Human state recognition is a critical topic with pervasive and important
applications in human-machine systems.Multi-modal fusion, the combination of
metrics from multiple data sources, has been shown as a sound method for
improving the recognition performance. However, while promising results have
been reported by recent multi-modal-based models, they generally fail to
leverage the sophisticated fusion strategies that would model sufficient
cross-modal interactions when producing the fusion representation; instead,
current methods rely on lengthy and inconsistent data preprocessing and feature
crafting. To address this limitation, we propose an end-to-end multi-modal
transformer framework for multi-modal human state recognition called
Husformer.Specifically, we propose to use cross-modal transformers, which
inspire one modality to reinforce itself through directly attending to latent
relevance revealed in other modalities, to fuse different modalities while
ensuring sufficient awareness of the cross-modal interactions introduced.

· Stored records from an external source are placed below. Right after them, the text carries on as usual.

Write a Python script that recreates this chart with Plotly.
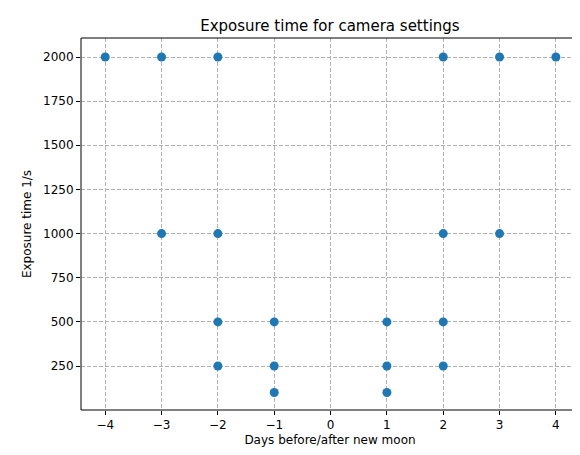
import plotly.graph_objects as go

days = [-4, -3, -3, -2, -2, -2, -2, -1, -1, -1, 1, 1, 1, 2, 2, 2, 2, 3, 3, 4]
exposure = [2000, 2000, 1000, 2000, 1000, 500, 250, 500, 250, 100,
            500, 250, 100, 2000, 1000, 500, 250, 2000, 1000, 2000]

fig = go.Figure(go.Scatter(x=days, y=exposure, mode="markers",
                           marker=dict(color="#1f77b4", size=9), cliponaxis=False))

axis = dict(showline=False, ticks="outside", tickcolor="black", ticklen=4,
            showgrid=True, gridcolor="#b0b0b0", griddash="4px,2px", zeroline=False,
            automargin=False, tickfont=dict(size=12, color="black"))

fig.update_layout(
    width=580, height=455, plot_bgcolor="white", paper_bgcolor="white",
    font=dict(family="DejaVu Sans", color="black"),
    margin=dict(l=73, r=9, t=30, b=53),
    title=dict(text="Exposure time for camera settings", x=0.555, xanchor="center",
               y=0.96, yanchor="middle", font=dict(size=15)),
    xaxis=dict(axis, range=[-4.43, 4.41], tickvals=list(range(-4, 5)),
               title=dict(text="Days before/after new moon", font=dict(size=12), standoff=4)),
    yaxis=dict(axis, range=[1, 2107.6], tickvals=[250, 500, 750, 1000, 1250, 1500, 1750, 2000],
               title=dict(text="Exposure time 1/s", font=dict(size=12), standoff=8)),
    showlegend=False,
)
fig.add_shape(type="rect", xref="paper", yref="paper", x0=0, y0=0, x1=1, y1=1,
              line=dict(color="black", width=1))

fig.write_html("out.html")
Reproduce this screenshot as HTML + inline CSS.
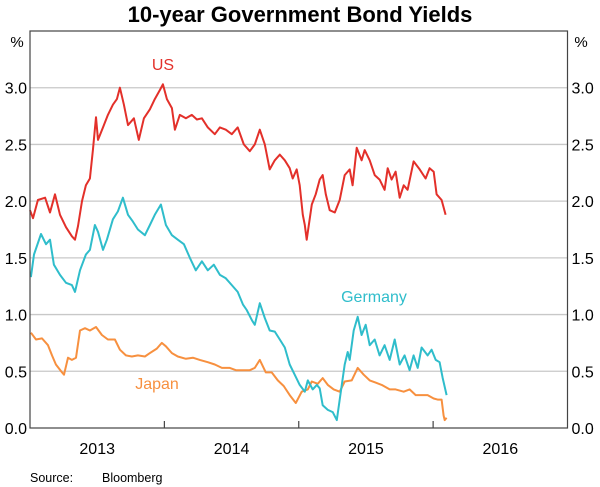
<!DOCTYPE html>
<html><head><meta charset="utf-8"><style>
html,body{margin:0;padding:0;background:#fff;}
svg{display:block;font-family:"Liberation Sans",Arial,sans-serif;}
</style></head><body>
<svg id="chart" width="600" height="487" viewBox="0 0 600 487">
<text x="300" y="22" text-anchor="middle" font-size="22" font-weight="bold" fill="#000">10-year Government Bond Yields</text>
<g id="grid"></g>
<g id="series"></g>
<g id="axes"></g>
<text x="30" y="482" font-size="12.5" fill="#000">Source:</text>
<text x="102" y="482" font-size="12.5" fill="#000">Bloomberg</text>
</svg>
<script>
const yTicks = [0, 0.5, 1.0, 1.5, 2.0, 2.5, 3.0];
const yTickLabels = ["0.0","0.5","1.0","1.5","2.0","2.5","3.0"];
const yearTicks = [2014, 2015, 2016];
const yearLabels = ["2013","2014","2015","2016"];

const usDates = [2013.000,2013.022,2013.059,2013.112,2013.149,2013.186,2013.223,2013.268,2013.312,2013.335,2013.357,2013.387,2013.416,2013.446,2013.468,2013.491,2013.506,2013.543,2013.580,2013.617,2013.647,2013.669,2013.699,2013.729,2013.773,2013.810,2013.848,2013.892,2013.929,2013.967,2013.989,
2014.019,2014.056,2014.078,2014.115,2014.160,2014.204,2014.242,2014.279,2014.323,2014.375,2014.413,2014.457,2014.502,2014.546,2014.591,2014.636,2014.673,2014.710,2014.747,2014.784,2014.822,2014.859,2014.896,2014.933,2014.955,2014.985,
2015.007,2015.030,2015.045,2015.059,2015.097,2015.126,2015.156,2015.178,2015.201,2015.230,2015.268,2015.305,2015.342,2015.379,2015.401,2015.431,2015.468,2015.491,2015.528,2015.565,2015.602,2015.639,2015.662,2015.691,2015.721,2015.751,2015.781,2015.810,2015.855,2015.900,2015.944,2015.974,
2016.004,2016.026,2016.063,2016.093];
const usYields = [1.92,1.85,2.01,2.03,1.90,2.06,1.88,1.77,1.69,1.66,1.78,2.00,2.14,2.20,2.45,2.74,2.54,2.65,2.76,2.85,2.90,3.00,2.85,2.67,2.73,2.54,2.73,2.81,2.90,2.98,3.03,2.90,2.82,2.63,2.76,2.73,2.76,2.72,2.73,2.65,2.59,2.65,2.63,2.59,2.65,2.50,2.44,2.50,2.63,2.50,2.28,2.36,2.41,2.36,2.29,2.20,2.28,2.14,1.88,1.79,1.66,1.97,2.06,2.19,2.23,2.06,1.92,1.90,2.01,2.23,2.28,2.14,2.47,2.36,2.45,2.36,2.23,2.19,2.10,2.29,2.19,2.26,2.03,2.14,2.10,2.35,2.28,2.20,2.29,2.26,2.06,2.01,1.88];

const deDates = [2013.007,2013.030,2013.082,2013.119,2013.149,2013.178,2013.223,2013.268,2013.312,2013.335,2013.372,2013.416,2013.446,2013.483,2013.506,2013.543,2013.572,2013.617,2013.654,2013.691,2013.729,2013.766,2013.803,2013.855,2013.892,2013.929,2013.974,
2014.011,2014.056,2014.100,2014.145,2014.190,2014.234,2014.279,2014.323,2014.368,2014.413,2014.457,2014.502,2014.546,2014.584,2014.613,2014.651,2014.673,2014.710,2014.747,2014.784,2014.822,2014.859,2014.896,2014.933,2014.970,
2015.007,2015.045,2015.067,2015.104,2015.134,2015.156,2015.178,2015.216,2015.253,2015.283,2015.305,2015.342,2015.364,2015.379,2015.409,2015.439,2015.468,2015.498,2015.528,2015.565,2015.602,2015.639,2015.677,2015.714,2015.751,2015.788,2015.825,2015.855,2015.885,2015.914,2015.959,2015.989,
2016.019,2016.048,2016.071,2016.100];
const deYields = [1.33,1.53,1.71,1.62,1.66,1.44,1.35,1.28,1.26,1.20,1.39,1.53,1.57,1.79,1.73,1.57,1.66,1.84,1.91,2.03,1.88,1.82,1.75,1.70,1.79,1.88,1.97,1.79,1.70,1.66,1.62,1.50,1.39,1.47,1.39,1.44,1.35,1.32,1.26,1.20,1.09,1.04,0.95,0.91,1.10,0.97,0.86,0.85,0.78,0.71,0.56,0.47,0.38,0.32,0.42,0.34,0.38,0.35,0.20,0.16,0.14,0.07,0.25,0.56,0.67,0.60,0.86,0.98,0.82,0.91,0.73,0.78,0.64,0.73,0.60,0.78,0.56,0.64,0.51,0.64,0.53,0.71,0.64,0.69,0.60,0.58,0.44,0.29];

const jpDates = [2013.007,2013.045,2013.089,2013.134,2013.164,2013.193,2013.238,2013.253,2013.283,2013.312,2013.342,2013.372,2013.409,2013.446,2013.491,2013.535,2013.580,2013.632,2013.669,2013.714,2013.758,2013.803,2013.855,2013.892,2013.944,2013.981,
2014.011,2014.056,2014.100,2014.160,2014.212,2014.264,2014.323,2014.375,2014.428,2014.487,2014.532,2014.599,2014.636,2014.673,2014.710,2014.755,2014.799,2014.844,2014.888,2014.933,2014.978,
2015.022,2015.067,2015.097,2015.141,2015.178,2015.216,2015.260,2015.305,2015.342,2015.394,2015.439,2015.483,2015.528,2015.572,2015.617,2015.677,2015.721,2015.781,2015.825,2015.870,2015.914,2015.959,
2016.004,2016.033,2016.063,2016.078,2016.086,2016.100];
const jpYields = [0.84,0.78,0.79,0.73,0.64,0.56,0.49,0.47,0.62,0.60,0.62,0.86,0.88,0.86,0.89,0.82,0.78,0.78,0.69,0.64,0.63,0.64,0.63,0.66,0.70,0.75,0.72,0.66,0.63,0.61,0.62,0.60,0.58,0.56,0.53,0.53,0.51,0.51,0.51,0.53,0.60,0.49,0.49,0.42,0.37,0.29,0.22,0.32,0.34,0.41,0.39,0.44,0.38,0.34,0.32,0.41,0.42,0.53,0.47,0.42,0.40,0.38,0.34,0.34,0.32,0.34,0.29,0.29,0.29,0.26,0.25,0.25,0.11,0.07,0.09];

const L = 30, R = 567.5, T = 31, B = 428;
const xMin = 2013, xMax = 2017, yMin = 0, yMax = 3.5;
function xs(t){ return L + (t - xMin) / (xMax - xMin) * (R - L); }
function ys(v){ return B - (v - yMin) / (yMax - yMin) * (B - T); }
const NS = "http://www.w3.org/2000/svg";
function mk(tag, attrs, parent){ const e = document.createElementNS(NS, tag); for (const k in attrs) e.setAttribute(k, attrs[k]); parent.appendChild(e); return e; }

const grid = document.getElementById('grid');
yTicks.forEach((v, i) => {
  if (v > 0) {
    const g = mk('line', {x1: L, x2: R, y1: ys(v), y2: ys(v), stroke: '#c8c8c8', 'stroke-width': 1.3}, grid);
    
    
  }
  const tl = mk('text', {x: L - 3, y: ys(v) + 6, 'text-anchor': 'end', 'font-size': 16, fill: '#000'}, grid);
  tl.textContent = yTickLabels[i];
  
  
  const tr = mk('text', {x: R + 4, y: ys(v) + 6, 'text-anchor': 'start', 'font-size': 16, fill: '#000'}, grid);
  tr.textContent = yTickLabels[i];
  
  
});
const pl = mk('text', {x: 17, y: 47, 'text-anchor': 'middle', 'font-size': 15, fill: '#000'}, grid);
pl.textContent = '%';


const pr = mk('text', {x: 581, y: 47, 'text-anchor': 'middle', 'font-size': 15, fill: '#000'}, grid);
pr.textContent = '%';



const series = document.getElementById('series');
function drawLine(dates, vals, color, name){
  let d = '';
  dates.forEach((t, i) => { d += (i ? 'L' : 'M') + xs(t).toFixed(1) + ' ' + ys(vals[i]).toFixed(1); });
  const p = mk('path', {d: d, fill: 'none', stroke: color, 'stroke-width': 2, 'stroke-linejoin': 'round'}, series);
  
  
}
drawLine(jpDates, jpYields, '#f7903f', 'japan-line');
drawLine(deDates, deYields, '#2fbdcb', 'germany-line');
drawLine(usDates, usYields, '#e3302a', 'us-line');

const l1 = mk('text', {x: 163, y: 70, 'text-anchor': 'middle', 'font-size': 16, fill: '#e3302a'}, series);
l1.textContent = 'US';


const l2 = mk('text', {x: 374, y: 302, 'text-anchor': 'middle', 'font-size': 16, fill: '#2fbdcb'}, series);
l2.textContent = 'Germany';


const l3 = mk('text', {x: 157, y: 389, 'text-anchor': 'middle', 'font-size': 16, fill: '#f7903f'}, series);
l3.textContent = 'Japan';



const axes = document.getElementById('axes');
const frame = mk('rect', {x: L, y: T, width: R - L, height: B - T, fill: 'none', stroke: '#444', 'stroke-width': 1.2}, axes);


yearTicks.forEach(yr => {
  const tk = mk('line', {x1: xs(yr), x2: xs(yr), y1: B, y2: B - 7, stroke: '#444', 'stroke-width': 1.2}, axes);
  
  
});
yearLabels.forEach(lab => {
  const yr = parseInt(lab, 10);
  const t = mk('text', {x: xs(yr + 0.5), y: 454, 'text-anchor': 'middle', 'font-size': 16, fill: '#000'}, axes);
  t.textContent = lab;
  
  
});
</script>
</body></html>
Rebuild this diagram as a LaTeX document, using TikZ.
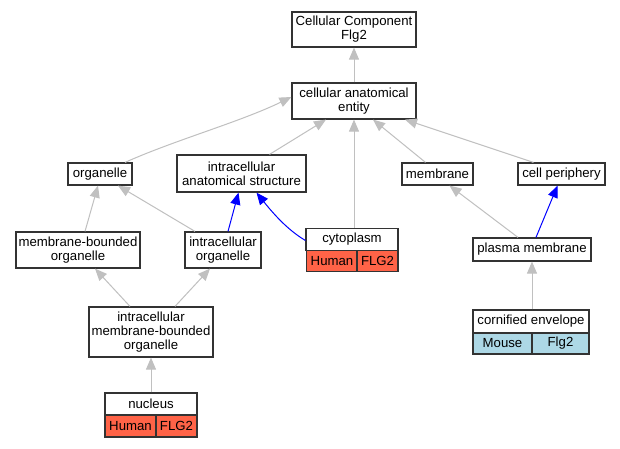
\documentclass[tikz,border=0pt]{standalone}
\usepackage{fontspec}
\setmainfont{Liberation Sans}
\usetikzlibrary{arrows.meta,calc}
\definecolor{edgegray}{HTML}{C0C0C0}
\definecolor{tomatoc}{HTML}{FF6347}
\definecolor{lblue}{HTML}{ADD8E6}
\definecolor{bord}{HTML}{333333}
\begin{document}
\begin{tikzpicture}[x=1pt,y=-1pt,
  box/.style={draw=bord,line width=1.2pt,fill=white,inner sep=0pt,align=center,
    font=\fontsize{13.2}{14}\selectfont},
  gedge/.style={draw=edgegray,line width=1pt,-{Triangle[length=12pt,width=10pt]}},
  bedge/.style={draw=blue,line width=1pt,-{Triangle[length=12pt,width=10pt]}}]
\useasboundingbox[fill=white] (0,0) rectangle (620,448);
% nodes
\node[box,minimum width=124pt,minimum height=35pt] (cc) at (354,29.5) {Cellular Component\\Flg2};
\node[box,minimum width=124pt,minimum height=36pt] (cae) at (354,101) {cellular anatomical\\entity};
\node[box,minimum width=64pt,minimum height=22pt] (org) at (100,174) {organelle};
\node[box,minimum width=129pt,minimum height=37pt] (ias) at (241.5,173.5) {intracellular\\anatomical structure};
\node[box,minimum width=71pt,minimum height=22pt] (mem) at (437.5,174) {membrane};
\node[box,minimum width=87pt,minimum height=22pt] (cp) at (561.5,174) {cell periphery};
\node[box,minimum width=124pt,minimum height=36pt] (mbo) at (78,250) {membrane-bounded\\organelle};
\node[box,minimum width=76pt,minimum height=36pt] (io) at (223,250) {intracellular\\organelle};
\node[box,minimum width=118pt,minimum height=23pt] (pm) at (532,249.5) {plasma membrane};
\node[box,minimum width=124pt,minimum height=50pt] (imbo) at (151,332) {intracellular\\membrane-bounded\\organelle};
% cytoplasm record
\node[box,minimum width=92pt,minimum height=22pt] (cyto) at (352,239.5) {cytoplasm};
\node[box,fill=tomatoc,minimum width=51pt,minimum height=21pt] (cytoa) at (332,261) {Human};
\node[box,fill=tomatoc,minimum width=41pt,minimum height=21pt] (cytob) at (377.5,261) {FLG2};
% nucleus record
\node[box,minimum width=92pt,minimum height=22pt] (nuc) at (151,404) {nucleus};
\node[box,fill=tomatoc,minimum width=51pt,minimum height=22pt] (nuca) at (130.5,426) {Human};
\node[box,fill=tomatoc,minimum width=41pt,minimum height=22pt] (nucb) at (176.5,426) {FLG2};
% cornified envelope record
\node[box,minimum width=116pt,minimum height=23pt] (ce) at (531,321.5) {cornified envelope};
\node[box,fill=lblue,minimum width=59pt,minimum height=21pt] (cea) at (502.5,343.5) {Mouse};
\node[box,fill=lblue,minimum width=57pt,minimum height=21pt] (ceb) at (560.5,343.5) {Flg2};
% edges
\path[gedge] (cae.north) -- (cc.south);
\path[gedge] ([xshift=25pt]org.north) .. controls (175,140) and (240,122) .. ([yshift=4pt]cae.west);
\path[gedge] ([xshift=28pt]ias.north) -- ([xshift=-28pt]cae.south);
\path[gedge] (cyto.north -| cae.south) -- (cae.south);
\path[gedge] ([xshift=-12pt]mem.north) -- ([xshift=19pt]cae.south);
\path[gedge] ([xshift=-28pt]cp.north) -- ([xshift=51pt]cae.south);
\path[gedge] ([xshift=7pt]mbo.north) -- ([xshift=-2pt]org.south);
\path[gedge] ([xshift=-28pt]io.north) -- ([xshift=18pt]org.south);
\path[bedge] ([xshift=5pt]io.north) -- ([xshift=-3pt]ias.south);
\path[bedge] ([yshift=-1pt]cyto.west) .. controls (293,233) and (280,222) .. ([xshift=15pt]ias.south);
\path[gedge] ([xshift=-21pt]imbo.north) -- ([xshift=17pt]mbo.south);
\path[gedge] ([xshift=24pt]imbo.north) -- ([xshift=-13pt]io.south);
\path[gedge] (nuc.north) -- (imbo.south);
\path[gedge] ([xshift=-14pt]pm.north) -- ([xshift=12pt]mem.south);
\path[bedge] ([xshift=4pt]pm.north) -- ([xshift=-4pt]cp.south);
\path[gedge] (ce.north -| pm.south) -- (pm.south);
\end{tikzpicture}
\end{document}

Subsequently, we utilize a self-attention transformer to further prioritize
contextual information in the fusion representation. Using two such attention
mechanisms enables effective and adaptive adjustments to noise and
interruptions in multi-modal signals during the fusion process and in relation
to high-level features. Extensive experiments on two human emotion corpora
(DEAP and WESAD) and two cognitive workload datasets (MOCAS and CogLoad)
demonstrate that in the recognition of human state, our Husformer outperforms
both state-of-the-art multi-modal baselines and the use of a single modality by
a large margin, especially when dealing with raw multi-modal signals. We also
conducted an ablation study to show the benefits of each component in
Husformer